§ DATA

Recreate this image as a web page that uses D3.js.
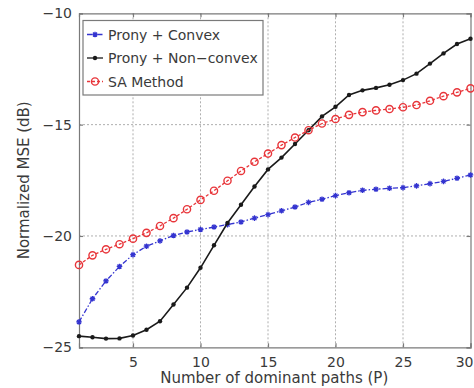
<!DOCTYPE html>
<html>
<head>
<meta charset="utf-8">
<script src="https://cdn.jsdelivr.net/npm/d3@7"></script>
<style>
  html, body { margin: 0; padding: 0; background: #fff; }
  svg { display: block; font-family: "DejaVu Sans", sans-serif; }
</style>
</head>
<body>
<div id="chart"></div>
<script>
// values
const paths = d3.range(1, 31);
const pronyConvex = [-23.86, -22.82, -22.02, -21.37, -20.84, -20.46, -20.22, -19.98, -19.82, -19.71,
  -19.60, -19.49, -19.37, -19.20, -19.04, -18.87, -18.70, -18.49, -18.35, -18.19,
  -18.06, -17.95, -17.90, -17.86, -17.83, -17.75, -17.65, -17.55, -17.41, -17.26];
const pronyNonConvex = [-24.50, -24.55, -24.61, -24.60, -24.47, -24.21, -23.83, -23.08, -22.32, -21.43,
  -20.42, -19.42, -18.60, -17.78, -17.01, -16.48, -15.87, -15.25, -14.63, -14.20,
  -13.67, -13.46, -13.35, -13.21, -13.00, -12.71, -12.26, -11.80, -11.38, -11.14];
const saMethod = [-21.30, -20.87, -20.60, -20.37, -20.12, -19.86, -19.55, -19.20, -18.80, -18.38,
  -17.97, -17.52, -17.08, -16.67, -16.30, -15.92, -15.58, -15.25, -14.95, -14.75,
  -14.56, -14.44, -14.36, -14.30, -14.22, -14.12, -13.93, -13.72, -13.55, -13.37];
const xTicks = [5, 10, 15, 20, 25, 30];
const yTicks = [-10, -15, -20, -25];

const series = [
  { name: 'Prony + Convex', values: pronyConvex, color: '#3434d0', dash: '5,2,1.5,2', marker: 'star' },
  { name: 'Prony + Non\u2212convex', values: pronyNonConvex, color: '#1a1a1a', dash: null, marker: 'dot' },
  { name: 'SA Method', values: saMethod, color: '#e8353a', dash: '3,2', marker: 'circle' }
];

const width = 474, height = 388;
const margin = { left: 79, right: 3.5, top: 13.3, bottom: 40.7 };

const svg = d3.select('#chart').append('svg')
  .attr('width', width)
  .attr('height', height);

const x = d3.scaleLinear().domain([1, 30]).range([margin.left, width - margin.right]);
const y = d3.scaleLinear().domain([-25, -10]).range([height - margin.bottom, margin.top]);

// grid
const grid = svg.append('g')
  .attr('stroke', '#9a9a9a')
  .attr('stroke-width', 0.8)
  .attr('stroke-dasharray', '2,2');
grid.selectAll('.gx').data(xTicks.filter(t => t < 30)).enter().append('line')
  .attr('x1', d => x(d)).attr('x2', d => x(d))
  .attr('y1', y(-25)).attr('y2', y(-10));
grid.selectAll('.gy').data([-15, -20]).enter().append('line')
  .attr('x1', x(1)).attr('x2', x(30))
  .attr('y1', d => y(d)).attr('y2', d => y(d));

// axes
const axisColor = '#7a7a7a';
const xAxis = svg.append('g')
  .attr('transform', `translate(0,${y(-25)})`)
  .call(d3.axisBottom(x).tickValues(xTicks).tickSize(-4).tickPadding(10));
const yAxis = svg.append('g')
  .attr('transform', `translate(${x(1)},0)`)
  .call(d3.axisLeft(y).tickValues(yTicks).tickSize(-4).tickPadding(7)
    .tickFormat(d => d3.format('d')(d).replace('-', '\u2212')));
const xTop = svg.append('g')
  .attr('transform', `translate(0,${y(-10)})`)
  .call(d3.axisTop(x).tickValues(xTicks).tickSize(-4).tickFormat(''));
const yRight = svg.append('g')
  .attr('transform', `translate(${x(30)},0)`)
  .call(d3.axisRight(y).tickValues(yTicks).tickSize(-4).tickFormat(''));

[xAxis, yAxis, xTop, yRight].forEach(g => {
  g.selectAll('path, line').attr('stroke', axisColor).attr('stroke-width', 1.2);
  g.selectAll('text').attr('fill', '#3a3a3a').attr('font-size', 14)
    .attr('font-family', '"DejaVu Sans", sans-serif');
});
// keep the last tick label inside the window
xAxis.selectAll('.tick text').filter(d => d === 30)
  .attr('text-anchor', 'end').attr('dx', 2.5);

// lines
const line = d3.line()
  .x((d, i) => x(paths[i]))
  .y(d => y(d))
  .curve(d3.curveLinear);

function drawMarker(g, type, color) {
  if (type === 'star') {
    g.append('path')
      .attr('d', 'M-2.8,0H2.8M0,-2.8V2.8M-2,-2L2,2M-2,2L2,-2')
      .attr('stroke', color).attr('stroke-width', 1.3).attr('fill', 'none');
  } else if (type === 'dot') {
    g.append('circle').attr('r', 2.2).attr('fill', color);
  } else {
    g.append('circle').attr('r', 3.6)
      .attr('fill', 'none').attr('stroke', color).attr('stroke-width', 1.4);
  }
}

series.forEach(s => {
  svg.append('path')
    .datum(s.values)
    .attr('d', line)
    .attr('fill', 'none')
    .attr('stroke', s.color)
    .attr('stroke-width', s.marker === 'dot' ? 1.6 : 1.3)
    .attr('stroke-dasharray', s.dash);
  const pts = svg.append('g');
  s.values.forEach((v, i) => {
    const g = pts.append('g').attr('transform', `translate(${x(paths[i])},${y(v)})`);
    drawMarker(g, s.marker, s.color);
  });
});

// legend
const legend = svg.append('g');
legend.append('rect')
  .attr('x', 83).attr('y', 20.5)
  .attr('width', 180).attr('height', 74.5)
  .attr('fill', '#fff')
  .attr('stroke', '#7a7a7a')
  .attr('stroke-width', 1.2);
series.forEach((s, i) => {
  const cy = 34.5 + i * 23.5;
  legend.append('line')
    .attr('x1', 87).attr('x2', 103)
    .attr('y1', cy).attr('y2', cy)
    .attr('stroke', s.color)
    .attr('stroke-width', 1.3)
    .attr('stroke-dasharray', s.dash);
  drawMarker(legend.append('g').attr('transform', `translate(95,${cy})`), s.marker, s.color);
  legend.append('text')
    .attr('x', 108).attr('y', cy + 5)
    .attr('font-size', 14)
    .attr('fill', '#3a3a3a')
    .text(s.name);
});

// axis titles
svg.append('text')
  .attr('x', (x(1) + x(30)) / 2 - 0.5)
  .attr('y', 383)
  .attr('text-anchor', 'middle')
  .attr('font-size', 15)
  .attr('fill', '#3a3a3a')
  .text('Number of dominant paths (P)');

svg.append('text')
  .attr('transform', `translate(28.5,${(y(-10) + y(-25)) / 2}) rotate(-90)`)
  .attr('text-anchor', 'middle')
  .attr('font-size', 15)
  .attr('fill', '#3a3a3a')
  .text('Normalized MSE (dB)');
</script>
</body>
</html>
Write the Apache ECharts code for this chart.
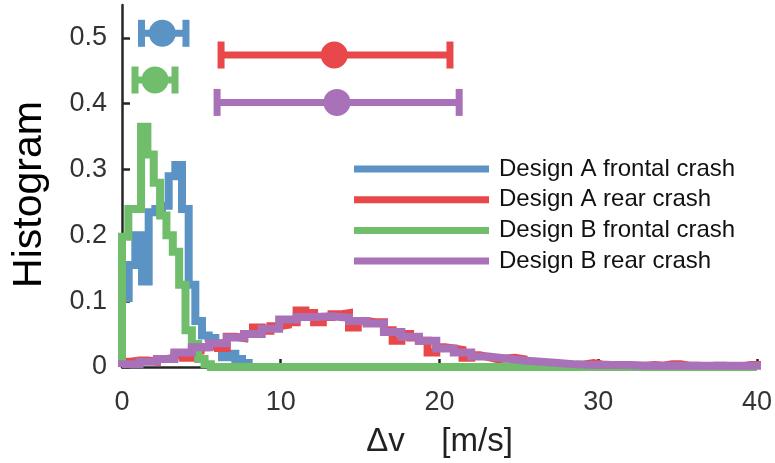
<!DOCTYPE html>
<html>
<head>
<meta charset="utf-8">
<script src="https://cdn.jsdelivr.net/npm/echarts@6/dist/echarts.min.js"></script>
<style>
  html, body { margin: 0; padding: 0; background: #fff; }
  #main { width: 775px; height: 463px; }
</style>
</head>
<body>
<div id="main"></div>
<script>
// histogram series (pdf per bin, bins start at 0)
const seriesNames = ['Design A frontal crash', 'Design A rear crash', 'Design B frontal crash', 'Design B rear crash'];
const colors = ['#5a93c4', '#e8484a', '#70bd6b', '#a971b7'];
const binWidths = [0.42, 0.55, 0.4, 1.1];

const frontalA = [0.105, 0.155, 0.200, 0.130, 0.235, 0.240, 0.245, 0.290, 0.307, 0.240,
  0.125, 0.070, 0.048, 0.044, 0.036, 0.015, 0.020, 0.012, 0.006];
const rearA = [0.008, 0.010, 0.010, 0.008, 0.012, 0.014, 0.018, 0.014, 0.025, 0.030,
  0.033, 0.029, 0.046, 0.044, 0.050, 0.060, 0.055, 0.062, 0.064, 0.068,
  0.086, 0.082, 0.068, 0.076, 0.080, 0.082, 0.060, 0.070, 0.068, 0.068,
  0.056, 0.040, 0.050, 0.045, 0.040, 0.022, 0.030, 0.028, 0.026, 0.014,
  0.018, 0.015, 0.012, 0.013, 0.014, 0.012, 0.008, 0.006, 0.005, 0.005,
  0.004, 0.003, 0.004, 0.006, 0.004, 0.003, 0.002, 0.003, 0.002, 0.002,
  0.003, 0.002, 0.004, 0.004, 0.002, 0.002, 0.001, 0.002, 0.002, 0.001,
  0.001, 0.003, 0.003];
const frontalB = [0.198, 0.240, 0.240, 0.365, 0.323, 0.280, 0.230, 0.200, 0.175, 0.125,
  0.056, 0.035, 0.012, 0.004];
const rearB = [0.004, 0.008, 0.012, 0.022, 0.030, 0.036, 0.045, 0.050, 0.058, 0.072,
  0.076, 0.077, 0.075, 0.070, 0.066, 0.053, 0.046, 0.040, 0.028, 0.022,
  0.016, 0.013, 0.010, 0.008, 0.006, 0.004, 0.003, 0.003, 0.003, 0.002,
  0.002, 0.002, 0.002, 0.002, 0.002, 0.002, 0.002];

// error bars: mean and range per series, drawn at fixed heights
const errMid = [2.54, 13.37, 2.08, 13.54];
const errLow = [1.23, 6.24, 0.82, 5.99];
const errHigh = [4.03, 20.66, 3.34, 21.24];
const errY = [0.507, 0.474, 0.436, 0.402];

const xMax = 40;
const yMax = 0.55;

const histValues = [frontalA, rearA, frontalB, rearB];

function stairs(vals, w) {
  let pts = [[0, 0]];
  vals.forEach((v, i) => pts.push([i * w, v]));
  let end = vals.length * w;
  pts.push([end, vals[vals.length - 1]]);
  pts.push([end, 0]);
  if (end < xMax) pts.push([xMax, 0]);
  return pts;
}

let chart = echarts.init(document.getElementById('main'));

let series = histValues.map((vals, k) => ({
  name: seriesNames[k],
  type: 'line',
  step: 'end',
  data: stairs(vals, binWidths[k]),
  showSymbol: false,
  symbol: 'none',
  color: colors[k],
  lineStyle: { width: 8, color: colors[k], cap: 'butt', join: 'miter' },
  animation: false,
  z: 2 + k
}));

series.push({
  type: 'custom',
  z: 10,
  animation: false,
  data: errMid.map((m, k) => [errLow[k], errHigh[k], errY[k], m, k]),
  renderItem: function (params, api) {
    let lo = api.coord([api.value(0), api.value(2)]);
    let hi = api.coord([api.value(1), api.value(2)]);
    let mid = api.coord([api.value(3), api.value(2)]);
    let c = colors[api.value(4)];
    let capH = 27, capW = 7;
    return {
      type: 'group',
      children: [
        { type: 'line', shape: { x1: lo[0], y1: lo[1], x2: hi[0], y2: hi[1] },
          style: { stroke: c, lineWidth: 7 } },
        { type: 'rect', shape: { x: lo[0] - capW / 2, y: lo[1] - capH / 2, width: capW, height: capH },
          style: { fill: c } },
        { type: 'rect', shape: { x: hi[0] - capW / 2, y: hi[1] - capH / 2, width: capW, height: capH },
          style: { fill: c } },
        { type: 'circle', shape: { cx: mid[0], cy: mid[1], r: 13.5 },
          style: { fill: c } }
      ]
    };
  }
});

let option = {
  backgroundColor: '#fff',
  animation: false,
  grid: { left: 122, right: 18, top: 5, bottom: 95, containLabel: false },
  legend: {
    data: seriesNames,
    orient: 'vertical',
    left: 354,
    top: 157,
    padding: 0,
    icon: 'rect',
    itemWidth: 135,
    itemHeight: 7,
    itemGap: 6.7,
    textStyle: {
      fontFamily: 'Liberation Sans',
      fontSize: 24,
      color: '#111',
      lineHeight: 18,
      padding: [6, 0, 0, 5]
    }
  },
  xAxis: {
    type: 'value',
    min: 0,
    max: xMax,
    interval: 10,
    name: 'Δv    [m/s]',
    nameLocation: 'middle',
    nameGap: 58,
    nameTextStyle: { fontFamily: 'Liberation Sans', fontSize: 33, color: '#222' },
    axisLine: { show: true, lineStyle: { color: '#262626', width: 2.5 } },
    axisTick: { show: true, inside: true, length: 8, lineStyle: { color: '#262626', width: 2.5 } },
    axisLabel: { fontFamily: 'Liberation Sans', fontSize: 27, color: '#333', margin: 22 },
    splitLine: { show: false }
  },
  yAxis: {
    type: 'value',
    min: 0,
    max: yMax,
    interval: 0.1,
    name: 'Histogram',
    nameLocation: 'middle',
    nameGap: 72,
    nameRotate: 90,
    nameTextStyle: { fontFamily: 'Liberation Sans', fontSize: 41, color: '#000', padding: [0, 17, 0, 0] },
    axisLine: { show: true, lineStyle: { color: '#262626', width: 2.5 } },
    axisTick: { show: true, inside: true, length: 8, lineStyle: { color: '#262626', width: 2.5 } },
    axisLabel: { fontFamily: 'Liberation Sans', fontSize: 27, color: '#333', margin: 15,
      padding: [8, 0, 0, 0], showMaxLabel: false },
    splitLine: { show: false }
  },
  series: series
};

chart.setOption(option);
</script>
</body>
</html>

§ TASK GOAL
Pick out the part that begins with the line containing "Write the Apache ECharts code for this chart." and finishes with the line containing "const binWidths = [0.42, 0.55, 0.4, 1.1];", both included. Restate it exactly, without images.

§ FINISHED TASK
Write the Apache ECharts code for this chart.
<!DOCTYPE html>
<html>
<head>
<meta charset="utf-8">
<script src="https://cdn.jsdelivr.net/npm/echarts@6/dist/echarts.min.js"></script>
<style>
  html, body { margin: 0; padding: 0; background: #fff; }
  #main { width: 775px; height: 463px; }
</style>
</head>
<body>
<div id="main"></div>
<script>
// histogram series (pdf per bin, bins start at 0)
const seriesNames = ['Design A frontal crash', 'Design A rear crash', 'Design B frontal crash', 'Design B rear crash'];
const colors = ['#5a93c4', '#e8484a', '#70bd6b', '#a971b7'];
const binWidths = [0.42, 0.55, 0.4, 1.1];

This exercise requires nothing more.